Merkel has been trying to bribe Turkey with 3 billion euros (US$3.29 billion) to keep refugees out of the Schengen area. This borderless realm stretches from Portugal to Poland, with Greece manning the easternmost ramparts. Turkey is already playing unwilling host to about 2.5 million Syrians. And Turkish President Recep Tayyip Erdoan has his own fish to fry, such as bombing Kurdish positions in Syria and closing down opposition newspapers. Naturally, the first of these makes for more refugees. Watch the 3 billion euro bribe shoot upward.
However, what about the refugees who come by sea? A booming smuggling industry takes those stranded in Turkey in rust buckets and rubber rafts to the closest Greek islands. Berlin has put together a little NATO flotilla to monitor the Aegean, but even with British patrol boats, these ships do little more than detect the craft and relay their positions to the Greek and Turkish coast guards.

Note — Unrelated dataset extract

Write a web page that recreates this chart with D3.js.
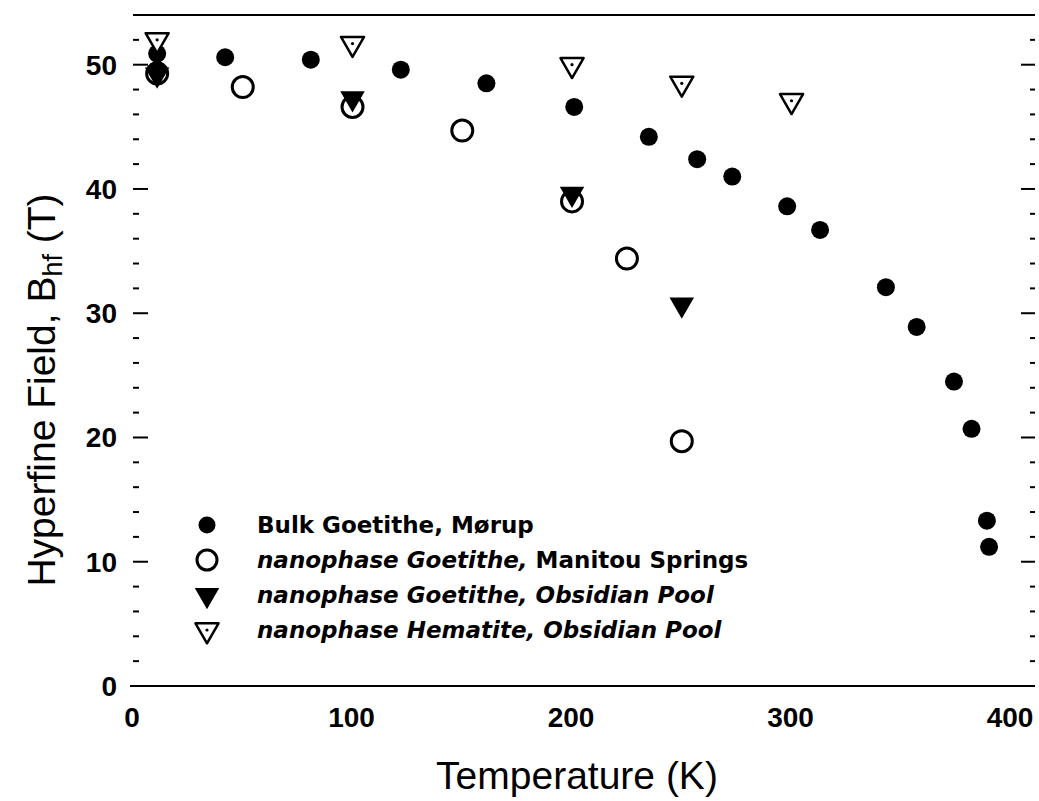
<!DOCTYPE html>
<meta charset="utf-8">
<style>
body { margin: 0; background: #fff; }
svg { font-family: "Liberation Sans", Arial, sans-serif; }
.tick-label { font-size: 28px; font-weight: bold; }
.legend text { font-family: "DejaVu Sans", sans-serif; font-size: 23px; font-weight: bold; }
.title { font-size: 39px; }
</style>
<body>
<svg width="1039" height="801"></svg>
<script src="https://d3js.org/d3.v7.min.js"></script>
<script>

// Bulk Goethite, Morup (filled circles)
var bulkT = [11, 11, 42, 81, 122, 161, 201, 235, 257, 273, 298, 313, 343, 357, 374, 382, 389, 390];
var bulkB = [50.9, 49.6, 50.6, 50.4, 49.6, 48.5, 46.6, 44.2, 42.4, 41.0, 38.6, 36.7, 32.1, 28.9, 24.5, 20.7, 13.3, 11.2];

// nanophase Goethite, Manitou Springs (open circles)
var manitouT = [11, 50, 100, 150, 200, 225, 250];
var manitouB = [49.3, 48.2, 46.6, 44.7, 39.0, 34.4, 19.7];

// nanophase Goethite, Obsidian Pool (filled triangles)
var obsidianT = [11, 100, 200, 250];
var obsidianB = [49.2, 47.3, 39.6, 30.7];

// nanophase Hematite, Obsidian Pool (open triangles with dot)
var hematiteT = [11, 100, 200, 250, 300];
var hematiteB = [52.0, 51.7, 50.0, 48.5, 47.1];

var xTicks = [0, 100, 200, 300, 400];
var yTicks = [0, 10, 20, 30, 40, 50];

var legendLabels = [
  [["Bulk Goetithe, Mørup", "normal"]],
  [["nanophase Goetithe, ", "italic"], ["Manitou Springs", "normal"]],
  [["nanophase Goetithe, Obsidian Pool", "italic"]],
  [["nanophase Hematite, Obsidian Pool", "italic"]]
];

var svg = d3.select("svg");

var x = d3.scaleLinear().domain([0, 410]).range([133, 1033]);
var y = d3.scaleLinear().domain([0, 54]).range([686, 15]);

function zip(a, b) { return a.map(function(d, i) { return [d, b[i]]; }); }

// frame lines (top and bottom only)
svg.append("line")
    .attr("x1", x(0) - 3).attr("x2", x(410) + 2)
    .attr("y1", y(0)).attr("y2", y(0))
    .attr("stroke", "#000").attr("stroke-width", 2);
svg.append("line")
    .attr("x1", x(0)).attr("x2", x(410) + 2)
    .attr("y1", y(54)).attr("y2", y(54))
    .attr("stroke", "#000").attr("stroke-width", 2);

// inward ticks on left and right
var minor = d3.range(2, 54, 2);
var ticksG = svg.append("g").attr("stroke", "#000").attr("stroke-width", 2);
ticksG.selectAll(".lt").data(minor).enter().append("line")
    .attr("x1", x(0)).attr("x2", function(d) { return x(0) + (d % 10 == 0 ? 15 : 6); })
    .attr("y1", function(d) { return y(d); }).attr("y2", function(d) { return y(d); });
ticksG.selectAll(".rt").data(minor).enter().append("line")
    .attr("x1", x(410) + 2).attr("x2", function(d) { return x(410) + 2 - (d % 10 == 0 ? 14 : 5); })
    .attr("y1", function(d) { return y(d); }).attr("y2", function(d) { return y(d); });

// tick labels
svg.selectAll(".xl").data(xTicks).enter().append("text")
    .attr("class", "tick-label")
    .attr("x", function(d) { return x(d) - 1; })
    .attr("y", 727)
    .attr("text-anchor", "middle")
    .text(function(d) { return d; });

svg.selectAll(".yl").data(yTicks).enter().append("text")
    .attr("class", "tick-label")
    .attr("x", 117)
    .attr("y", function(d) { return y(d) + 10; })
    .attr("text-anchor", "end")
    .text(function(d) { return d; });

// axis titles
svg.append("text")
    .attr("class", "title")
    .attr("x", 577).attr("y", 789)
    .attr("text-anchor", "middle")
    .text("Temperature (K)");

var yt = svg.append("text")
    .attr("class", "title")
    .attr("transform", "translate(55,390) rotate(-90)")
    .attr("text-anchor", "middle");
yt.append("tspan").text("Hyperfine Field, B");
yt.append("tspan").attr("font-size", "27px").attr("dy", 7).text("hf");
yt.append("tspan").attr("dy", -7).text(" (T)");

var triDown = d3.symbol().type(d3.symbolTriangle).size(260);
var triOpen = d3.symbol().type(d3.symbolTriangle).size(230);

// markers
var pts = svg.append("g");

pts.selectAll(".bulk").data(zip(bulkT, bulkB)).enter().append("circle")
    .attr("cx", function(d) { return x(d[0]); })
    .attr("cy", function(d) { return y(d[1]); })
    .attr("r", 9)
    .attr("fill", "#000");

pts.selectAll(".man").data(zip(manitouT, manitouB)).enter().append("circle")
    .attr("cx", function(d) { return x(d[0]); })
    .attr("cy", function(d) { return y(d[1]); })
    .attr("r", 10.5)
    .attr("fill", "none")
    .attr("stroke", "#000")
    .attr("stroke-width", 3);

pts.selectAll(".obs").data(zip(obsidianT, obsidianB)).enter().append("path")
    .attr("d", triDown)
    .attr("transform", function(d) { return "translate(" + x(d[0]) + "," + y(d[1]) + ") rotate(180)"; })
    .attr("fill", "#000");

var hem = pts.selectAll(".hem").data(zip(hematiteT, hematiteB)).enter().append("g")
    .attr("transform", function(d) { return "translate(" + x(d[0]) + "," + y(d[1]) + ")"; });
hem.append("path")
    .attr("d", triOpen)
    .attr("transform", "rotate(180)")
    .attr("fill", "#fff")
    .attr("stroke", "#000")
    .attr("stroke-width", 2.5)
    .attr("stroke-linejoin", "round");
hem.append("circle").attr("r", 1.6).attr("fill", "#000");

// legend
var legend = svg.append("g").attr("class", "legend");
var rows = legend.selectAll("g").data(legendLabels).enter().append("g")
    .attr("transform", function(d, i) { return "translate(207," + (525 + i * 35) + ")"; });

rows.each(function(d, i) {
  var g = d3.select(this);
  if (i == 0) {
    g.append("circle").attr("r", 8.5).attr("fill", "#000");
  } else if (i == 1) {
    g.append("circle").attr("r", 10).attr("fill", "none").attr("stroke", "#000").attr("stroke-width", 3);
  } else if (i == 2) {
    g.append("path").attr("d", triDown).attr("transform", "rotate(180)").attr("fill", "#000");
  } else {
    g.append("path").attr("d", triOpen).attr("transform", "rotate(180)")
        .attr("fill", "#fff").attr("stroke", "#000").attr("stroke-width", 2.5)
        .attr("stroke-linejoin", "round");
    g.append("circle").attr("r", 1.6).attr("fill", "#000");
  }
  var t = g.append("text").attr("x", 50).attr("y", 8);
  d.forEach(function(p) {
    t.append("tspan").attr("font-style", p[1]).text(p[0]);
  });
});

</script>
</body>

Finally, the Germans want to pour cash into the camps in Jordan and Lebanon to keep the Syrian refugees from marching westward. The thrust of these desperate maneuvers is to outsource the problem. The hope is to transmute Germany’s “no, we actually can’t” into “yes, others will have to.”
Nobody quite understands why Merkel, a consummate reader of how the wind is blowing after 10 years in office, would suddenly turn into a woman of the cloth, orating like German theologist Martin Luther, “I cannot and will not recant” and so “act against my conscience.” Luther prevailed against the pope; Merkel’s obstinacy in the face of her isolation sharpens the puzzle.
Actually, “plan B,” though cloaked in noble principle, is already in play. The first part is to bribe the Turkish. The second is the tacit threat to seal Germany’s own borders; there goes Schengen, perhaps even the EU itself. The third is to outsource the problem. And lo, the Balkan bloc is deploying barbed-wire coils and battalions of guards far to the southeast. It is now Fortress Schengen minus Greece — a small price to pay to protect the core. If the dam holds, the migrant stream might dwindle.
Thus, Merkel could save her high-minded open-door policy because it would no longer be tested by migrant waves from the Middle East.
There is just one problem with Germanising Europe’s strategy. Damming up the traffic in Macedonia turns Greece, a failing state, into one huge campsite. So the Greeks would have to be paid off while the Turkish gouge out a lot more than 3 billion euros. Germany — the EU’s Croesus — would foot most of the bill.
However, it is worth it. What is 10, 20 or 30 billion euros against the catastrophic alternative: Germany in revolt, Merkel swept out of office and Europe damaged beyond repair?